Aim of the exercise
Produce an exact copy of the lines below that run from the line containing "Reproduce this chart with matplotlib." to the line containing "tick_size = 13", inclusive; any picture is omitted.
— START OF Information given —
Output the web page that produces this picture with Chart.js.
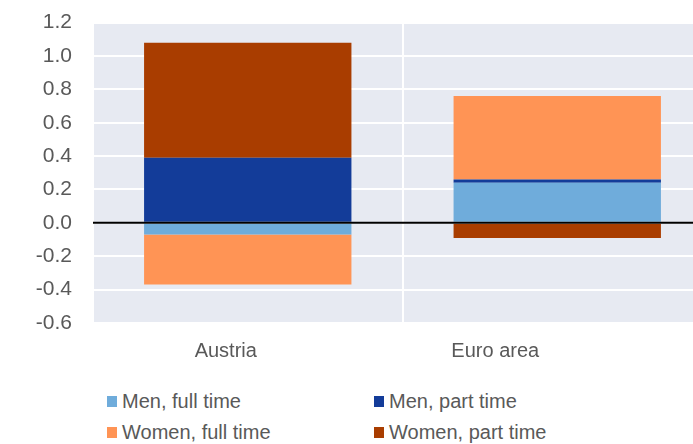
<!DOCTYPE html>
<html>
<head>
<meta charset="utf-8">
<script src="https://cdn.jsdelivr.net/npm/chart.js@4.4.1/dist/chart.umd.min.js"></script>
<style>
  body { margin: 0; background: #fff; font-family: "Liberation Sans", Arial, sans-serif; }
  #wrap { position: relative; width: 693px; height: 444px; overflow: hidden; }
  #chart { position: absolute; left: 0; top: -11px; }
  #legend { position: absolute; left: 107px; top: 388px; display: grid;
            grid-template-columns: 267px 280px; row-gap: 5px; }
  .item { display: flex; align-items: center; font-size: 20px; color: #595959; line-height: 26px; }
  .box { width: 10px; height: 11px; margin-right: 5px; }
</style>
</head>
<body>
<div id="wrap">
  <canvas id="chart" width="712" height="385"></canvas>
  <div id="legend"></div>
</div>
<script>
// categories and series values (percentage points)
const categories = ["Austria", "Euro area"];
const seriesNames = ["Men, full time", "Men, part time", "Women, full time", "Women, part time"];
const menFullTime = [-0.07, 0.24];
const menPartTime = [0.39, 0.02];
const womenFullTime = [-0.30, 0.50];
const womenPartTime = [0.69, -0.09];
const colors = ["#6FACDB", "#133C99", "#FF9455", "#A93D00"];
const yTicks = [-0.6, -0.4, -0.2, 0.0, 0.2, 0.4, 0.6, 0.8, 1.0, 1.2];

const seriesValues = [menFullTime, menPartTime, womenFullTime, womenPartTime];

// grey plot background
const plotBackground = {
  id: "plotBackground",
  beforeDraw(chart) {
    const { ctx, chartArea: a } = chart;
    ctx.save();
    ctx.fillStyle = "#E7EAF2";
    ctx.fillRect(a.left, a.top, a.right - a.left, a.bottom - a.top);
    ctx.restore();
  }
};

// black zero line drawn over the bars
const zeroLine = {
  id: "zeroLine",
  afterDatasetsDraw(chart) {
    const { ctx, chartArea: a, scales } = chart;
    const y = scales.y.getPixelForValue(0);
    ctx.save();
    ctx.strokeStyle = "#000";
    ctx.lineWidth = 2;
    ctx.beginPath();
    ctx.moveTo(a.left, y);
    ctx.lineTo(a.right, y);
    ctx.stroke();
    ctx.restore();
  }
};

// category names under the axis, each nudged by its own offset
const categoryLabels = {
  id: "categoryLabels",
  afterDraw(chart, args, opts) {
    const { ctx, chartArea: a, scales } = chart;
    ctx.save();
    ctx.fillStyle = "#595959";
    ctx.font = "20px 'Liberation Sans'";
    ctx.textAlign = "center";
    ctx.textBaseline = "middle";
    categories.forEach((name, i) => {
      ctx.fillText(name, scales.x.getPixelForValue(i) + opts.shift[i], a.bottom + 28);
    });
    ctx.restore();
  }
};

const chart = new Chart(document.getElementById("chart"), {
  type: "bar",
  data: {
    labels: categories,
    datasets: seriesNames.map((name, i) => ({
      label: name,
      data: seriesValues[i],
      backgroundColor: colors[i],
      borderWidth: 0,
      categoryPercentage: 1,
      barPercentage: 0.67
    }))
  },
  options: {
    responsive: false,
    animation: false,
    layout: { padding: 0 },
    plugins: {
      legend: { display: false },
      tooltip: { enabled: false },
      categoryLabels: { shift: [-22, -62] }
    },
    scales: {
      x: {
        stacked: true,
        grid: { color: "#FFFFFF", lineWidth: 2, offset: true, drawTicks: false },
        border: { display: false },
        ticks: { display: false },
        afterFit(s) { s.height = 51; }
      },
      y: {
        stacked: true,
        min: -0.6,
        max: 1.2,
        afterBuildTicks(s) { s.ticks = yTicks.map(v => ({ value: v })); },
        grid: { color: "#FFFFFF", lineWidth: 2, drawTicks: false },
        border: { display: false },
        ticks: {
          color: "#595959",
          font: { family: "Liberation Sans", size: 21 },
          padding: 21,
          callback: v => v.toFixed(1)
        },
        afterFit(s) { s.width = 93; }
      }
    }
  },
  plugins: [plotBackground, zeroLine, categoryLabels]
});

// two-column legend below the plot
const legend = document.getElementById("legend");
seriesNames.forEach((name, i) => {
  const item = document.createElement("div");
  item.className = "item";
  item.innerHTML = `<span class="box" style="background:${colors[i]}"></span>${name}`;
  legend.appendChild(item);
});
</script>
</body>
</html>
— END OF Information given —
— START OF Information given —
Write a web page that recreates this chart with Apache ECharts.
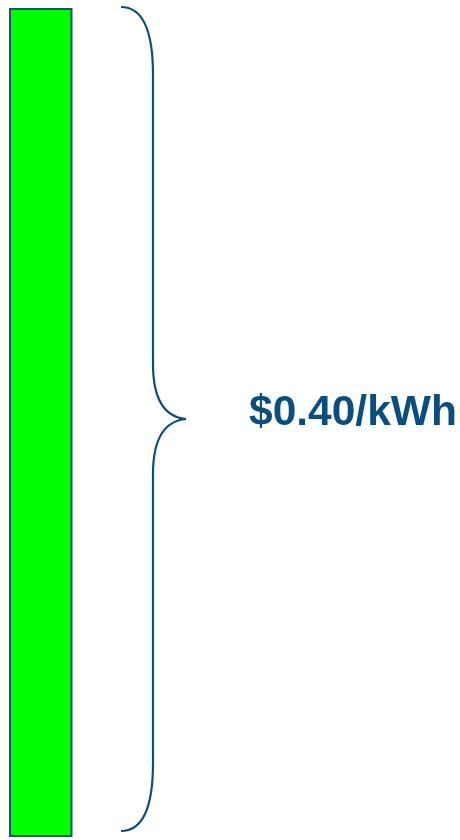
— END OF Information given —
— START OF Information given —
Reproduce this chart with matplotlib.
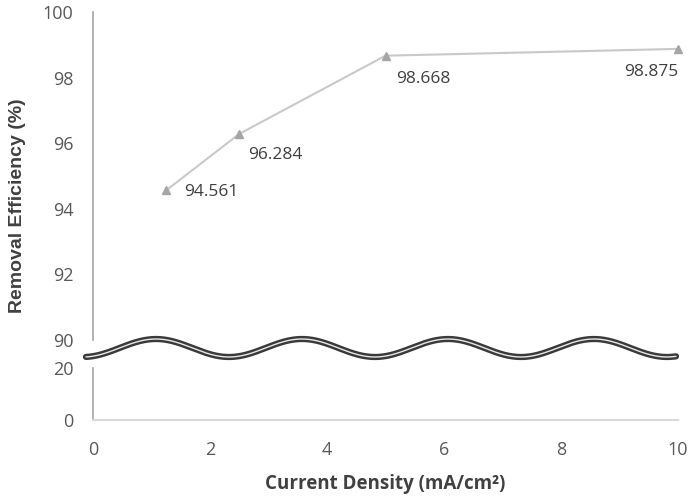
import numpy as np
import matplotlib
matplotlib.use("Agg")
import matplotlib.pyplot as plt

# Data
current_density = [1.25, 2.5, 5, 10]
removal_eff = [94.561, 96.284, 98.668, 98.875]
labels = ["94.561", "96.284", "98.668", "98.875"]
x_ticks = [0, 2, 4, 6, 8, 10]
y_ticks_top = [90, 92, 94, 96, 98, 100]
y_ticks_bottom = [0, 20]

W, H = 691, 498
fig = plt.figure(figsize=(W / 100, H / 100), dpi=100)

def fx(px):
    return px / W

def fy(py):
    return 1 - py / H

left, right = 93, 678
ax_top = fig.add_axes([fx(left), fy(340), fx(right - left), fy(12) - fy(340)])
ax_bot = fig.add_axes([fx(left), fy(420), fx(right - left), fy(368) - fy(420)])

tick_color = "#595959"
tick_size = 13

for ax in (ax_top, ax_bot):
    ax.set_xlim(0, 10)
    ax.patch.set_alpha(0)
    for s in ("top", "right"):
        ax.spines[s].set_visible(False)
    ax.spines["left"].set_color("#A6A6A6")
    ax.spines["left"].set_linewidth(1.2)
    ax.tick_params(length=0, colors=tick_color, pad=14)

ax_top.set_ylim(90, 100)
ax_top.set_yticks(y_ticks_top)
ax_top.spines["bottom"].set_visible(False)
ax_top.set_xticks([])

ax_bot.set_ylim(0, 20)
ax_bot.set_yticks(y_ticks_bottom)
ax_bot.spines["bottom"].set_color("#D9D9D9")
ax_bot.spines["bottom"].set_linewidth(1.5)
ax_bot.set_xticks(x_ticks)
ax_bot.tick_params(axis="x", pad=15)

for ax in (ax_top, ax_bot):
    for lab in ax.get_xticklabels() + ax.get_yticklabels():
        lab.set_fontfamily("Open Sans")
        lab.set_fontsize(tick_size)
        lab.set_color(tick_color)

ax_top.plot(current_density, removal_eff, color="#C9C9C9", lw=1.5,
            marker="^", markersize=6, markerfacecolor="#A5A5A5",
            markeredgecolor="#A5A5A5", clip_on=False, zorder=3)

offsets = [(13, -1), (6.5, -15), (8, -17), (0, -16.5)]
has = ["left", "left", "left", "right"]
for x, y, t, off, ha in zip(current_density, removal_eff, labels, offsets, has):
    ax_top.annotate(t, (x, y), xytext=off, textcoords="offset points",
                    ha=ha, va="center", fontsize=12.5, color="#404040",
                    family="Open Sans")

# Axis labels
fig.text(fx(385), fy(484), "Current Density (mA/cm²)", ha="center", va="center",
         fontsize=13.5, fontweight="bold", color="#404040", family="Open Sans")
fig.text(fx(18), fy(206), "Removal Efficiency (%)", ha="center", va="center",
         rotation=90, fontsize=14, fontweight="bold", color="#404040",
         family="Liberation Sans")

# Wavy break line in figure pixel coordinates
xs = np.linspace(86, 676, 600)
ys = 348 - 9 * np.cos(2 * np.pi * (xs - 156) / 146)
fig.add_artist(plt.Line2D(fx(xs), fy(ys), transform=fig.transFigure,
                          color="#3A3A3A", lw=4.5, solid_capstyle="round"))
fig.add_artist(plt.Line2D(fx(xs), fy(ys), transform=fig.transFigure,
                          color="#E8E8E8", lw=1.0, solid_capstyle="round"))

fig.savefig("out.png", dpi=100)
— END OF Information given —
Written answer
Reproduce this chart with matplotlib.
import numpy as np
import matplotlib
matplotlib.use("Agg")
import matplotlib.pyplot as plt

# Data
current_density = [1.25, 2.5, 5, 10]
removal_eff = [94.561, 96.284, 98.668, 98.875]
labels = ["94.561", "96.284", "98.668", "98.875"]
x_ticks = [0, 2, 4, 6, 8, 10]
y_ticks_top = [90, 92, 94, 96, 98, 100]
y_ticks_bottom = [0, 20]

W, H = 691, 498
fig = plt.figure(figsize=(W / 100, H / 100), dpi=100)

def fx(px):
    return px / W

def fy(py):
    return 1 - py / H

left, right = 93, 678
ax_top = fig.add_axes([fx(left), fy(340), fx(right - left), fy(12) - fy(340)])
ax_bot = fig.add_axes([fx(left), fy(420), fx(right - left), fy(368) - fy(420)])

tick_color = "#595959"
tick_size = 13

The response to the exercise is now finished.